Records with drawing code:
start

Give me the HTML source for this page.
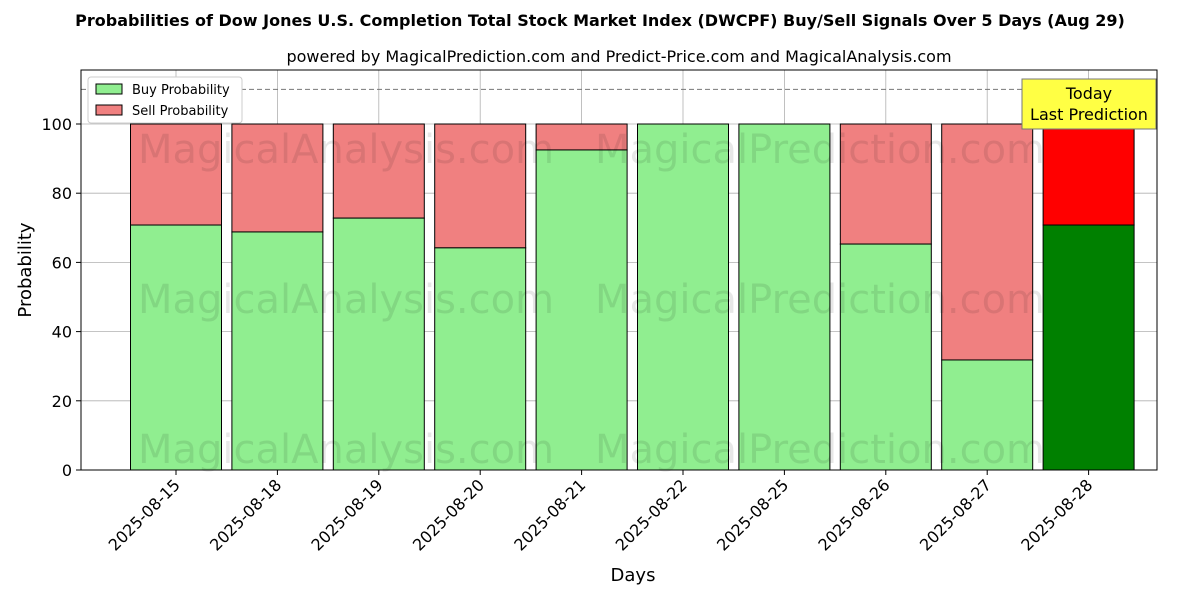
<!DOCTYPE html>
<html><head><meta charset="utf-8"><style>
body{margin:0;background:#fff;font-family:"DejaVu Sans","Liberation Sans",sans-serif;}
</style></head><body>
<svg id="chart" width="1200" height="600" xmlns="http://www.w3.org/2000/svg">
<text x="600" y="26" text-anchor="middle" font-size="16" font-weight="bold">Probabilities of Dow Jones U.S. Completion Total Stock Market Index (DWCPF) Buy/Sell Signals Over 5 Days (Aug 29)</text>
<text x="619" y="62" text-anchor="middle" font-size="16">powered by MagicalPrediction.com and Predict-Price.com and MagicalAnalysis.com</text>
<g id="grid"></g>
<g id="bars"></g>
<g id="wm" font-size="40" fill="#000" opacity="0.09" text-anchor="middle">
<text x="346" y="163">MagicalAnalysis.com</text><text x="820" y="163">MagicalPrediction.com</text>
<text x="346" y="313">MagicalAnalysis.com</text><text x="820" y="313">MagicalPrediction.com</text>
<text x="346" y="463">MagicalAnalysis.com</text><text x="820" y="463">MagicalPrediction.com</text>
</g>
<line x1="81" y1="89.4" x2="1157" y2="89.4" stroke="#777" stroke-dasharray="5,3"/>
<rect x="81" y="70" width="1076" height="400" fill="none" stroke="#000"/>
<g id="ticks"></g>
<text x="633" y="581" text-anchor="middle" font-size="18">Days</text>
<text transform="translate(31,270) rotate(-90)" text-anchor="middle" font-size="18">Probability</text>
<g>
<rect x="88" y="77" width="154" height="46" fill="#fff" stroke="#ccc" rx="3"/>
<rect x="96" y="84" width="26" height="10" fill="#90ee90" stroke="#000"/>
<text x="132" y="94" font-size="13">Buy Probability</text>
<rect x="96" y="105" width="26" height="10" fill="#f08080" stroke="#000"/>
<text x="132" y="115" font-size="13">Sell Probability</text>
</g>
<g>
<rect x="1022" y="79" width="134" height="50" fill="#ffff44" stroke="#777"/>
<text x="1089" y="99" text-anchor="middle" font-size="16">Today</text>
<text x="1089" y="120" text-anchor="middle" font-size="16">Last Prediction</text>
</g>
</svg>
<script>
const categories=["2025-08-15","2025-08-18","2025-08-19","2025-08-20","2025-08-21","2025-08-22","2025-08-25","2025-08-26","2025-08-27","2025-08-28"];
const buyValues=[70.8,68.8,72.8,64.2,92.5,100,100,65.3,31.8,70.8];
const yTicks=[0,20,40,60,80,100];
const NS="http://www.w3.org/2000/svg";
const yS=v=>470-v*3.46;
const xS=i=>176+101.4*i;
const bw=91;
function mk(tag,attrs,parent){const e=document.createElementNS(NS,tag);for(const k in attrs)e.setAttribute(k,attrs[k]);parent.appendChild(e);return e;}
const grid=document.getElementById('grid'),bars=document.getElementById('bars'),ticks=document.getElementById('ticks');
yTicks.forEach(t=>{
 const g=mk('line',{x1:81,x2:1157,y1:yS(t),y2:yS(t),stroke:'#b0b0b0','stroke-width':0.8},grid);
 
 
 mk('line',{x1:76,x2:81,y1:yS(t),y2:yS(t),stroke:'#000'},ticks);
 const tx=mk('text',{x:72,y:yS(t)+6,'text-anchor':'end','font-size':16},ticks);
 tx.textContent=t;
 
 
});
categories.forEach((c,i)=>{
 const x=xS(i);
 const gl=mk('line',{x1:x,x2:x,y1:70,y2:470,stroke:'#b0b0b0','stroke-width':0.8},grid);
 
 
 const last=i===categories.length-1;
 const b=buyValues[i];
 const sb=mk('rect',{x:x-bw/2,y:yS(100),width:bw,height:yS(b)-yS(100),fill:last?'#ff0000':'#f08080',stroke:'#000'},bars);
 
 
 const bb=mk('rect',{x:x-bw/2,y:yS(b),width:bw,height:yS(0)-yS(b),fill:last?'#008000':'#90ee90',stroke:'#000'},bars);
 
 
 mk('line',{x1:x,x2:x,y1:470,y2:475,stroke:'#000'},ticks);
 const t=mk('text',{x:0,y:0,'text-anchor':'end','font-size':16,transform:`translate(${x+5},${486}) rotate(-45)`},ticks);
 t.textContent=c;
 
 
});
</script>
</body></html>
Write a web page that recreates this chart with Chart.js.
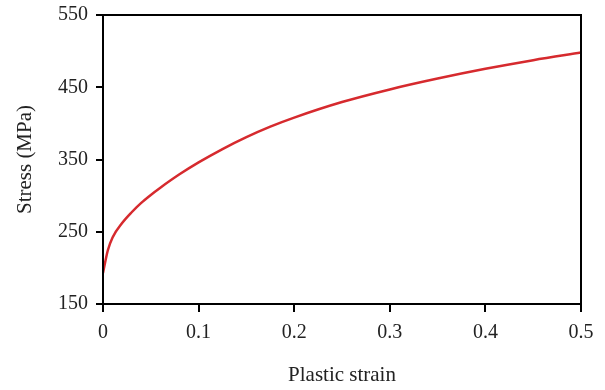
<!DOCTYPE html>
<html>
<head>
<meta charset="utf-8">
<script src="https://cdn.jsdelivr.net/npm/chart.js@4/dist/chart.umd.min.js"></script>
<style>
  body { margin: 0; background: #fff; }
  canvas { display: block; }
</style>
</head>
<body>
<canvas id="chart" width="605" height="390"></canvas>
<script>
// values
const strain = [0, 0.005, 0.01, 0.02, 0.03, 0.04, 0.05, 0.06, 0.08, 0.1, 0.125, 0.15, 0.175, 0.2, 0.25, 0.3, 0.35, 0.4, 0.45, 0.5];
const stress = [193, 224, 242, 262, 277, 290, 301, 311, 329.5, 346, 364.5, 381, 395.5, 408, 429.5, 447, 462, 475.5, 487.5, 498];
const yTicks = [150, 250, 350, 450, 550];
const xTicks = [0, 0.1, 0.2, 0.3, 0.4, 0.5];

const font = "'Liberation Serif', 'Times New Roman', serif";

// top and right edges of the box
const frame = {
  id: "frame",
  afterDraw(chart) {
    const { ctx, chartArea: a } = chart;
    ctx.save();
    ctx.strokeStyle = "#000";
    ctx.lineWidth = 2;
    ctx.strokeRect(a.left, a.top, a.right - a.left, a.bottom - a.top);
    ctx.restore();
  },
};

new Chart(document.getElementById("chart"), {
  type: "line",
  data: {
    datasets: [
      {
        data: strain.map((x, i) => ({ x: x, y: stress[i] })),
        borderColor: "#d62a2e",
        borderWidth: 2.5,
        pointRadius: 0,
        cubicInterpolationMode: "monotone",
        fill: false,
      },
    ],
  },
  options: {
    responsive: false,
    animation: false,
    layout: { padding: { top: 15, right: 24, left: 0, bottom: 0 } },
    plugins: { legend: { display: false }, tooltip: { enabled: false } },
    scales: {
      x: {
        type: "linear",
        min: 0,
        max: 0.5,
        afterFit: (s) => { s.height = 86; s.paddingLeft = 0; s.paddingRight = 0; },
        afterBuildTicks: (s) => { s.ticks = xTicks.map((v) => ({ value: v })); },
        ticks: {
          color: "#222",
          font: { family: font, size: 20 },
          padding: 9,
          maxRotation: 0,
          callback: (v) => String(v),
        },
        grid: { drawOnChartArea: false, drawTicks: true, tickLength: 8, color: "#000", lineWidth: 2 },
        border: { color: "#000", width: 2 },
        title: {
          display: true,
          text: "Plastic strain",
          color: "#222",
          font: { family: font, size: 21 },
          padding: { top: 2, bottom: 2 },
        },
      },
      y: {
        min: 150,
        max: 550,
        afterFit: (s) => { s.width = 103; s.paddingTop = 0; s.paddingBottom = 0; },
        afterBuildTicks: (s) => { s.ticks = yTicks.map((v) => ({ value: v })); },
        ticks: {
          color: "#222",
          font: { family: font, size: 20 },
          padding: 8,
        },
        grid: { drawOnChartArea: false, drawTicks: true, tickLength: 7, color: "#000", lineWidth: 2 },
        border: { color: "#000", width: 2 },
        title: {
          display: true,
          text: "Stress (MPa)",
          color: "#222",
          font: { family: font, size: 21 },
          padding: { top: 13, bottom: 0 },
        },
      },
    },
  },
  plugins: [frame],
});
</script>
</body>
</html>
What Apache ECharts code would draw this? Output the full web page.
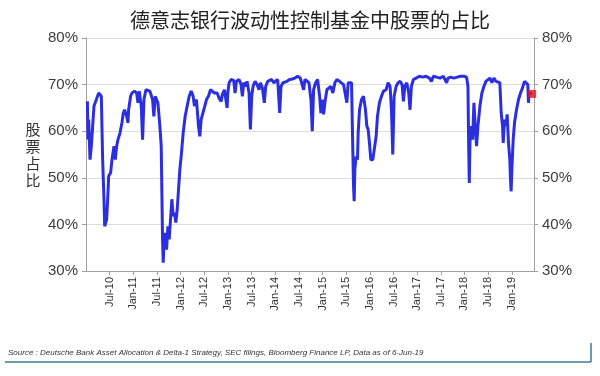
<!DOCTYPE html>
<html>
<head>
<meta charset="utf-8">
<script src="https://cdn.jsdelivr.net/npm/echarts@6/dist/echarts.min.js"></script>
<style>
  html, body { margin: 0; padding: 0; background: #fff; }
  #chart { width: 600px; height: 376px; }
</style>
</head>
<body>
<div id="chart"></div>
<script>
// dates as decimal years, equity share in %
var dates = [
  2010.029, 2010.043, 2010.057, 2010.085, 2010.113, 2010.141, 2010.169, 2010.219, 2010.268, 2010.296,
  2010.324, 2010.352, 2010.380, 2010.395, 2010.423, 2010.437, 2010.465, 2010.479, 2010.521, 2010.549,
  2010.591, 2010.620, 2010.648, 2010.676, 2010.718, 2010.760, 2010.788, 2010.816, 2010.859, 2010.887,
  2010.901, 2010.943, 2010.971, 2011.027, 2011.070, 2011.098, 2011.126, 2011.168, 2011.196, 2011.225,
  2011.267, 2011.309, 2011.351, 2011.379, 2011.407, 2011.435, 2011.464, 2011.520, 2011.562, 2011.590,
  2011.604, 2011.618, 2011.632, 2011.646, 2011.674, 2011.703, 2011.731, 2011.759, 2011.787, 2011.815,
  2011.843, 2011.871, 2011.899, 2011.928, 2011.956, 2011.984, 2012.012, 2012.054, 2012.096, 2012.139,
  2012.181, 2012.223, 2012.265, 2012.293, 2012.335, 2012.378, 2012.406, 2012.434, 2012.462, 2012.490,
  2012.518, 2012.547, 2012.589, 2012.631, 2012.673, 2012.715, 2012.772, 2012.814, 2012.856, 2012.884,
  2012.926, 2012.954, 2012.983, 2012.997, 2013.025, 2013.067, 2013.123, 2013.151, 2013.180, 2013.236,
  2013.278, 2013.306, 2013.334, 2013.376, 2013.404, 2013.447, 2013.475, 2013.503, 2013.531, 2013.573,
  2013.616, 2013.658, 2013.686, 2013.728, 2013.770, 2013.798, 2013.841, 2013.883, 2013.925, 2013.967,
  2014.009, 2014.052, 2014.094, 2014.122, 2014.164, 2014.206, 2014.248, 2014.305, 2014.361, 2014.417,
  2014.473, 2014.530, 2014.572, 2014.600, 2014.628, 2014.670, 2014.713, 2014.755, 2014.783, 2014.811,
  2014.853, 2014.895, 2014.938, 2014.965, 2014.994, 2015.022, 2015.050, 2015.092, 2015.134, 2015.176,
  2015.218, 2015.261, 2015.303, 2015.359, 2015.401, 2015.444, 2015.486, 2015.514, 2015.542, 2015.584,
  2015.613, 2015.641, 2015.655, 2015.669, 2015.683, 2015.711, 2015.739, 2015.753, 2015.782, 2015.824,
  2015.866, 2015.908, 2015.936, 2015.964, 2015.992, 2016.020, 2016.063, 2016.105, 2016.133, 2016.161,
  2016.203, 2016.246, 2016.288, 2016.344, 2016.386, 2016.428, 2016.457, 2016.485, 2016.513, 2016.555,
  2016.597, 2016.640, 2016.682, 2016.710, 2016.738, 2016.780, 2016.822, 2016.850, 2016.878, 2016.921,
  2016.977, 2017.047, 2017.118, 2017.188, 2017.258, 2017.301, 2017.343, 2017.385, 2017.412, 2017.483,
  2017.553, 2017.595, 2017.623, 2017.652, 2017.708, 2017.778, 2017.848, 2017.919, 2017.989, 2018.045,
  2018.074, 2018.088, 2018.102, 2018.116, 2018.144, 2018.172, 2018.200, 2018.228, 2018.256, 2018.285,
  2018.327, 2018.369, 2018.411, 2018.453, 2018.495, 2018.538, 2018.580, 2018.622, 2018.664, 2018.706,
  2018.748, 2018.777, 2018.805, 2018.819, 2018.847, 2018.875, 2018.903, 2018.931, 2018.959, 2018.973,
  2018.987, 2019.002, 2019.030, 2019.058, 2019.100, 2019.143, 2019.185, 2019.227, 2019.269, 2019.311,
  2019.339, 2019.353, 2019.367, 2019.381, 2019.400, 2019.430
];
var equityShare = [
  66.4, 58.2, 62.5, 53.9, 56.8, 61.1, 65.4, 66.8, 68.2, 68.4,
  67.5, 53.9, 45.4, 39.6, 39.6, 41.1, 46.8, 50.4, 51.1, 53.9,
  56.8, 53.9, 56.8, 58.2, 59.6, 61.8, 63.9, 64.6, 63.2, 61.8,
  64.6, 67.5, 68.2, 68.6, 68.2, 66.1, 68.6, 65.4, 58.2, 66.8,
  68.9, 69.3, 68.6, 68.2, 66.8, 63.2, 67.5, 66.1, 61.1, 56.8,
  46.8, 36.8, 31.8, 35.4, 38.2, 34.6, 39.6, 36.8, 41.1, 45.4,
  41.8, 42.5, 40.4, 43.2, 47.5, 51.8, 54.6, 59.6, 63.2, 65.4,
  67.5, 68.6, 67.5, 65.4, 66.8, 61.1, 58.9, 62.5, 62.5, 64.6,
  64.3, 66.8, 67.5, 68.9, 68.6, 68.2, 68.2, 67.1, 66.4, 67.9,
  68.9, 69.3, 65.0, 68.2, 70.4, 71.1, 70.9, 68.2, 70.7, 71.1,
  70.0, 67.5, 70.4, 69.6, 70.7, 68.2, 60.4, 67.5, 69.6, 70.7,
  70.0, 68.9, 70.4, 69.3, 66.1, 69.6, 70.7, 70.4, 71.1, 70.4,
  70.7, 71.1, 63.9, 69.6, 70.4, 70.0, 70.7, 71.1, 71.2, 71.4,
  71.8, 71.4, 71.1, 68.9, 71.1, 71.1, 70.4, 66.8, 60.0, 68.9,
  70.4, 71.1, 67.5, 63.9, 66.8, 63.6, 66.1, 68.9, 68.6, 69.6,
  68.2, 70.4, 71.1, 70.7, 70.9, 70.0, 70.4, 66.1, 70.4, 70.7,
  70.4, 55.4, 48.2, 45.0, 51.8, 54.6, 53.9, 59.6, 64.6, 66.8,
  67.5, 64.6, 61.1, 60.4, 57.5, 53.9, 53.9, 53.6, 58.9, 63.2,
  66.1, 67.5, 68.6, 68.9, 70.4, 69.6, 64.6, 55.0, 67.5, 69.6,
  70.4, 70.7, 70.0, 66.4, 69.6, 70.4, 68.2, 64.6, 69.6, 71.1,
  71.4, 71.8, 71.6, 71.8, 71.4, 70.7, 71.8, 71.8, 71.6, 71.4,
  71.8, 71.4, 70.4, 71.4, 71.6, 71.4, 71.6, 71.8, 71.8, 71.6,
  69.6, 57.5, 48.9, 57.5, 61.1, 58.2, 66.1, 61.1, 56.8, 61.1,
  65.4, 68.2, 69.6, 70.7, 71.1, 71.4, 70.4, 71.4, 70.7, 71.1,
  70.4, 63.9, 61.1, 57.5, 62.5, 61.1, 63.6, 57.5, 53.9, 49.6,
  47.1, 51.8, 58.2, 61.8, 64.6, 66.8, 68.2, 69.3, 70.7, 71.1,
  70.0, 66.1, 68.2, 68.6, 68.3, 68.0
];
var latest = [2019.430, 68.0];
var yTicks = [30, 40, 50, 60, 70, 80];

var chart = echarts.init(document.getElementById('chart'));

var yAxisBase = {
  type: 'value',
  min: yTicks[0],
  max: yTicks[yTicks.length - 1],
  interval: 10,
  axisLine: { show: true, lineStyle: { color: '#a0a0a0' } },
  axisTick: { show: true, length: 4, lineStyle: { color: '#a0a0a0' } },
  axisLabel: { formatter: '{value}%', fontSize: 15, color: '#3c3c3c', fontFamily: 'Liberation Sans' }
};

chart.setOption({
  animation: false,
  title: {
    text: '德意志银行波动性控制基金中股票的占比',
    left: 125,
    top: 5,
    textStyle: { fontSize: 20, fontWeight: 'normal', color: '#222', fontFamily: 'Noto Sans CJK SC' }
  },
  grid: { left: 86, right: 66, top: 38, bottom: 105 },
  xAxis: {
    type: 'value',
    min: 2010,
    max: 2019.47,
    interval: 0.5,
    axisLine: { lineStyle: { color: '#a0a0a0' } },
    axisTick: { length: 4, lineStyle: { color: '#a0a0a0' } },
    splitLine: { show: false },
    axisLabel: {
      rotate: 90,
      fontSize: 11,
      color: '#333',
      margin: 6,
      showMinLabel: false,
      showMaxLabel: false,
      fontFamily: 'Liberation Sans',
      formatter: function (v) {
        var yr = Math.floor(v + 0.001);
        var half = (v - yr) > 0.25 ? 'Jul-' : 'Jan-';
        return half + String(yr).slice(2);
      }
    }
  },
  yAxis: [
    Object.assign({}, yAxisBase, {
      position: 'left',
      name: '股\n票\n占\n比',
      nameLocation: 'middle',
      nameRotate: 0,
      nameGap: 53,
      nameTextStyle: { fontSize: 15, color: '#333', lineHeight: 17, fontFamily: 'Noto Sans CJK SC', align: 'center', verticalAlign: 'middle' },
      splitLine: { show: true, lineStyle: { color: '#dedede' } }
    }),
    Object.assign({}, yAxisBase, {
      position: 'right',
      splitLine: { show: false }
    })
  ],
  series: [
    {
      type: 'line',
      data: dates.map(function (d, i) { return [d, equityShare[i]]; }),
      showSymbol: false,
      lineStyle: { width: 3, color: '#2b2fe0' },
      itemStyle: { color: '#2b2fe0' }
    },
    {
      type: 'scatter',
      data: [latest],
      symbol: 'rect',
      symbolSize: 8,
      itemStyle: { color: '#e8101c' },
      z: 5
    }
  ],
  graphic: [
    {
      type: 'text',
      left: 8,
      top: 349,
      style: {
        text: 'Source : Deutsche Bank Asset Allocation & Delta-1 Strategy, SEC filings, Bloomberg Finance LP, Data as of 6-Jun-19',
        font: 'italic 8px Liberation Sans',
        fill: '#333'
      }
    },
    {
      type: 'line',
      shape: { x1: 5, y1: 362, x2: 591, y2: 362 },
      style: { stroke: '#3a7b90', lineWidth: 1.5 }
    },
    {
      type: 'line',
      shape: { x1: 591, y1: 343, x2: 591, y2: 362 },
      style: { stroke: '#3a7b90', lineWidth: 1.5 }
    }
  ]
});
</script>
</body>
</html>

end

▶ [What the task requires] What is the number of lines that hold the string "this"? Give it alone.

▶ [Exercise output] 3